Well, hold onto your hats, the IRS, it turns out, when it was not partying, was also picking on progressive and liberal groups too. Can you imagine that? The government was actually being even handed for once. Evenhandedness and sober prudence may not seem very exciting, but they beat as the dual-chambered heart of precious conservative economic values, and hence today’s lesson in fiscal conservative economics that will wreak salvation on this wonderful land of ours.
Please recall that we’re all about saving around here. The more we cut from the federal budget, the better we feel, and the more we smile because that money is going right into our pockets. Let’s take food stamps, for instance. Like Meals on Wheels, and other social welfare programs for parasites, food stamps just send the wrong message.
If you want to eat in the United States of America, you must work. Lazy, unemployed subhuman aliens who are just out conceiving and reproducing subhuman alien children—these are the ones who are benefiting by bleeding us dry in taxes to stuff their useless gullets with Pan Bimbo and Little Debbie Snack Cakes.
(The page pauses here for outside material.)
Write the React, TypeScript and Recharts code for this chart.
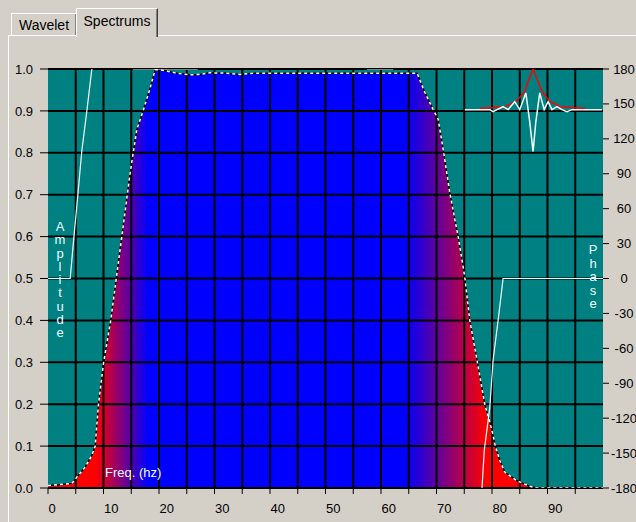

So let’s cut two billion from food stamps. That sends the right message. If we are lucky, and we are, we can also derail the trillion-dollar farm bill. Being the wise and prudent folks who we are, being the conservative and upstanding sorts who like to see our ducks in a row, we are also very, very afraid of the aliens who are invading us and who want to change our way of life, and so it seems prudent, and so it seems wise to spend 30 billion for 20,000 new border agents, 18 surveillance drones, 350 miles of border fence to keep this foreign menace at bay.
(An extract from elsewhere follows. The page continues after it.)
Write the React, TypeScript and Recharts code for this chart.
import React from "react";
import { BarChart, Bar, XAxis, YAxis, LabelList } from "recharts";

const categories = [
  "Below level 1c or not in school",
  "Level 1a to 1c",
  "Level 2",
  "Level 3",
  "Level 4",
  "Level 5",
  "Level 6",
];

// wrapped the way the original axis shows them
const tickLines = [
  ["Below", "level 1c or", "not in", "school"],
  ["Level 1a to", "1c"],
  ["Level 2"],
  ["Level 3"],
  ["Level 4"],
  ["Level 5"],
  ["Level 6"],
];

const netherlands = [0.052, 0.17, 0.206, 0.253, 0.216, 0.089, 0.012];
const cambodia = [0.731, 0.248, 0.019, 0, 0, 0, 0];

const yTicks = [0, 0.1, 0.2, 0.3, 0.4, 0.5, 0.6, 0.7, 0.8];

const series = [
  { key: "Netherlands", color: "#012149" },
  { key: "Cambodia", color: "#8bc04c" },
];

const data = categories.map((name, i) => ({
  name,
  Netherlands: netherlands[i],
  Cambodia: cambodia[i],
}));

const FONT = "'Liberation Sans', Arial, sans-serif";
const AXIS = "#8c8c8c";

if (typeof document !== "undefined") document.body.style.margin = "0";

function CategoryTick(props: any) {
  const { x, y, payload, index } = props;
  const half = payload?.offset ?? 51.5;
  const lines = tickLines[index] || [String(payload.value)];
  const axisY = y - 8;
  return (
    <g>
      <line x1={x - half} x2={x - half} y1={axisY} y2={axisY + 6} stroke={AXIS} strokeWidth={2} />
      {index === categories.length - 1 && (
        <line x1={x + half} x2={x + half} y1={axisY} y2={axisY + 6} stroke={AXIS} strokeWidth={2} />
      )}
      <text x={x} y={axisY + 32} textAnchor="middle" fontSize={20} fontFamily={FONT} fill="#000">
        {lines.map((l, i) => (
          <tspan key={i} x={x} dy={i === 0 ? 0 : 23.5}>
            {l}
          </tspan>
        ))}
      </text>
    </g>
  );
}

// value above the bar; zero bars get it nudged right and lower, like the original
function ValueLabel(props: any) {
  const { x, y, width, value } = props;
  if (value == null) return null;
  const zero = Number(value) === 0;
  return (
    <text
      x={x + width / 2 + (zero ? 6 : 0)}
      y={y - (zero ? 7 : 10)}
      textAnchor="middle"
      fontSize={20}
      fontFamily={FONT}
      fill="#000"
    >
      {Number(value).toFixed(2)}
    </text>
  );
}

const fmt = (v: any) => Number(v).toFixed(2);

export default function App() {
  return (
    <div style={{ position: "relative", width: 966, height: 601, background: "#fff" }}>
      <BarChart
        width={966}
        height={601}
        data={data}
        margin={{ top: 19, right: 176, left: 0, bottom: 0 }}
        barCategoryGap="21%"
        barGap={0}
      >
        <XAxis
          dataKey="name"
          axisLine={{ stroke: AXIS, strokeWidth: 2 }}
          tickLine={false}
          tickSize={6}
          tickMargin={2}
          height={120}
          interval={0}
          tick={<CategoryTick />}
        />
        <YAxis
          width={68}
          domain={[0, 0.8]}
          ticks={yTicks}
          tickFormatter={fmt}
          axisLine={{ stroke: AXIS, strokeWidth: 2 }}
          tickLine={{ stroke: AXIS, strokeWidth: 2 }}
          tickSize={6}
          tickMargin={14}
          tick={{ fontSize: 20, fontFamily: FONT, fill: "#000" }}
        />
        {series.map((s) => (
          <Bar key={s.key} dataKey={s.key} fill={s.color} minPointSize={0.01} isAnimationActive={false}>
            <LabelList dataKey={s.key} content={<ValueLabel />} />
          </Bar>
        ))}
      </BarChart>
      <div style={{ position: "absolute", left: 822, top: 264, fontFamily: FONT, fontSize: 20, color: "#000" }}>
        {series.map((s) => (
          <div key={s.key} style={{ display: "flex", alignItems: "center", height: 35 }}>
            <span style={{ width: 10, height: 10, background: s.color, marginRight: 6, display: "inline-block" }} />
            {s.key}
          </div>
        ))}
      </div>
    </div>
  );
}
At the end of the day we have saved two billion bucks and trashed useless agricultural subsidies worth a trillion bucks, and we will spend 30 billion to stave off the alien dread. I don’t know about you, but I feel an overwhelming sigh of relief coming on because saving two billion and spending 30 billion really goes a long way to balancing the budget, and the fiscal wisdom of destroying a trillion bucks that supports a stupid thing like farming just makes good, solid sense.